Entropy generation analysis of a gas cooler for transcritical co2 systems

Abstract

The performance of a transcritical CO2 based refrigeration system is highly sensitive to the gas cooler pressure and exit temperature. This is due to the peculiar s-shape of the isotherm in the supercritical region. Hence proper design of the gas cooler is crucial to extract optimum performance from the CO2 based systems. The gas cooler considered for the current application is an air cooled, counter cross-flow spiral fin-andtube heat exchanger. A discretized node-by-node approach is adopted here to model the gas cooler. The governing equations for each node are formulated based on the NTU-ε method.

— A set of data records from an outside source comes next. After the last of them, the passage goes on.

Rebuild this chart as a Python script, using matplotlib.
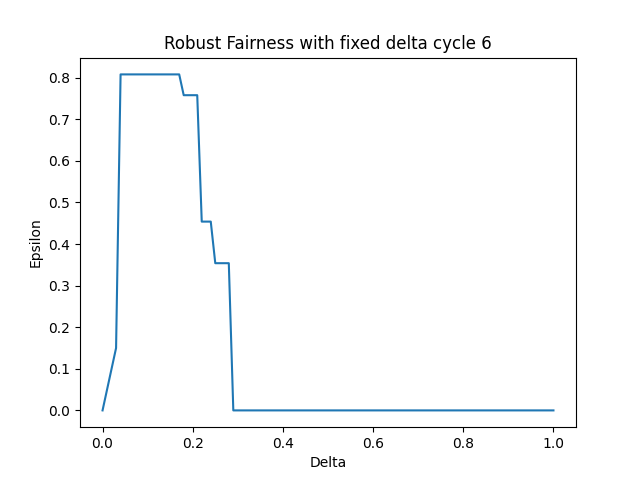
import matplotlib
matplotlib.use("Agg")
import matplotlib.pyplot as plt

# breakpoints
delta = [0.0, 0.03, 0.04, 0.17, 0.18, 0.21, 0.22, 0.24, 0.25, 0.28, 0.29, 1.0]
epsilon = [0.0, 0.15, 0.808, 0.808, 0.758, 0.758, 0.454, 0.454, 0.354, 0.354, 0.0, 0.0]

fig, ax = plt.subplots(figsize=(6.4, 4.8), dpi=100)
ax.plot(delta, epsilon)
ax.set_title("Robust Fairness with fixed delta cycle 6")
ax.set_xlabel("Delta")
ax.set_ylabel("Epsilon")
fig.savefig("out.png")
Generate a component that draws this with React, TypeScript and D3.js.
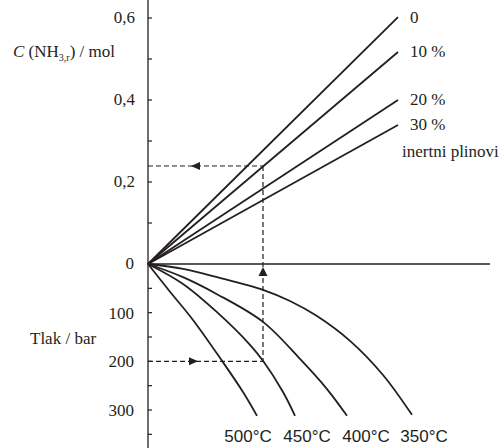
import * as d3 from 'd3';

// inert gas share -> ammonia amount at the right end of each line
const inertLabels = ['0', '10 %', '20 %', '30 %'];
const inertEndC = [0.602, 0.517, 0.4, 0.339];

// temperature curves: [x (arbitrary), pressure / bar]
const tempLabels = ['500°C', '450°C', '400°C', '350°C'];
const curve500 = [[0, 0], [0.088, 57], [0.18, 115], [0.296, 199], [0.38, 263], [0.436, 312]];
const curve450 = [[0, 0], [0.14, 41], [0.276, 99], [0.408, 166], [0.46, 199], [0.54, 263], [0.588, 312]];
const curve400 = [[0, 0], [0.14, 27], [0.276, 62], [0.46, 119], [0.608, 195], [0.716, 257], [0.796, 312]];
const curve350 = [[0, 0], [0.14, 10], [0.276, 27], [0.46, 53], [0.568, 76], [0.676, 107], [0.808, 158], [0.94, 228], [1.056, 310]];
const tempCurves = [curve500, curve450, curve400, curve350];
const tempLabelX = [0.4, 0.636, 0.872, 1.104];

const concTicks = [0.2, 0.4, 0.6];
const concMinor = [0.1, 0.3, 0.5];
const pressTicks = [100, 200, 300];
const pressMinor = [50, 150, 250, 350];

// worked example: 10 % line read at 200 bar / 450 °C
const readX = 0.46;
const readC = 0.239;
const readP = 200;

const W = 503, H = 448;
const ink = '#231f20';
const serif = '"Liberation Serif", "Times New Roman", serif';
const sans = '"Liberation Sans", Arial, sans-serif';

const commaFmt = (v: number) => d3.format('.1f')(v).replace('.', ',');

export default function App() {
  const x = d3.scaleLinear().domain([0, 1]).range([148, 398]);
  const yC = d3.scaleLinear().domain([0, 0.6]).range([264, 18]);
  const yP = d3.scaleLinear().domain([0, 300]).range([264, 410]);
  const x0 = x(0);

  const curveLine = d3.line<number[]>()
    .x(d => x(d[0]))
    .y(d => yP(d[1]))
    .curve(d3.curveCatmullRom.alpha(0.5));

  const ax = x(readX), ayC = yC(readC), ayP = yP(readP);

  return (
    <svg width={W} height={H} style={{ position: 'absolute', left: 0, top: 0, background: '#fff' }}>
      {/* axis */}
      <line x1={x0} x2={x0} y1={0} y2={H} stroke={ink} strokeWidth={1.3} />
      <line x1={x0} x2={x(1.368)} y1={yC(0)} y2={yC(0)} stroke={ink} strokeWidth={1.3} />

      {concTicks.concat(concMinor).map(t => (
        <line key={'c' + t} x1={x0} x2={x0 + 4} y1={yC(t)} y2={yC(t)} stroke={ink} strokeWidth={1.2} />
      ))}
      {pressTicks.concat(pressMinor).map(t => (
        <line key={'p' + t} x1={x0} x2={x0 + 4} y1={yP(t)} y2={yP(t)} stroke={ink} strokeWidth={1.2} />
      ))}

      <g fontFamily={serif} fontSize={17} fill={ink} textAnchor="end">
        {concTicks.map(t => (
          <text key={t} x={x0 - 13} y={yC(t)} dy="0.32em">{commaFmt(t)}</text>
        ))}
        <text x={x0 - 14} y={yC(0)} dy="0.32em">0</text>
        {pressTicks.map(t => (
          <text key={t} x={x0 - 14} y={yP(t)} dy="0.35em">{t}</text>
        ))}
      </g>

      {/* axis titles */}
      <text x={13} y={57} fontFamily={serif} fontSize={17} fill={ink}>
        <tspan fontStyle="italic">C</tspan> (NH<tspan fontSize={10} dy={4}>3,r</tspan><tspan dy={-4}>) / mol</tspan>
      </text>
      <text x={30} y={344} fontFamily={serif} fontSize={17} fill={ink}>Tlak / bar</text>

      {/* inert gas lines */}
      {inertEndC.map((c, i) => (
        <line key={i} x1={x0} y1={yC(0)} x2={x(1)} y2={yC(c)} stroke={ink} strokeWidth={1.8} />
      ))}
      <g fontFamily={serif} fontSize={17} fill={ink}>
        {inertEndC.map((c, i) => (
          <text key={i} x={x(1) + 12} y={yC(c)} dy="0.32em">{inertLabels[i]}</text>
        ))}
        <text x={402} y={157}>inertni plinovi</text>
      </g>

      {/* temperature curves */}
      {tempCurves.map((c, i) => (
        <path key={i} d={curveLine(c) || ''} fill="none" stroke={ink} strokeWidth={1.8} />
      ))}
      <g fontFamily={sans} fontSize={17} fill={ink} textAnchor="middle">
        {tempLabels.map((t, i) => (
          <text key={t} x={x(tempLabelX[i])} y={442}>{t}</text>
        ))}
      </g>

      {/* reading guide */}
      <g stroke={ink} strokeWidth={1.2} strokeDasharray="5,3" fill="none">
        <line x1={x0} x2={ax} y1={ayC} y2={ayC} />
        <line x1={ax} x2={ax} y1={ayC} y2={ayP} />
        <line x1={x0} x2={ax} y1={ayP} y2={ayP} />
      </g>
      <g fill={ink}>
        <path d={`M${x(0.172)},${ayC} l9,-4 l0,8 z`} />
        <path d={`M${ax},${yP(6)} l-4.5,9 l9,0 z`} />
        <path d={`M${x(0.2)},${ayP} l-9,-4 l0,8 z`} />
      </g>
    </svg>
  );
}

Using the developed model, a study has been conducted to optimize the geometrical dimensions of the heat exchanger based on the minimization of the total entropy generation due to fluid friction and heat transfer. The total entropy generation is indicated in terms of a non-dimensional entropy generation number. The variations of this non-dimensional number with changes in face velocity, fin pitch, and total number of tubes in each row are investigated in the present study. It is observed that entropy generation number decreases with the increase in fin pitch for higher flow rate. However, at a lower flow rate, entropy generation number lines for different fin pitches overlap. On the other hand, entropy generation number decreases with increase in the total number of tubes. Finally, from the results, the mentioned parameters are optimized to achieve lower entropy generation number with lower fan power consumption.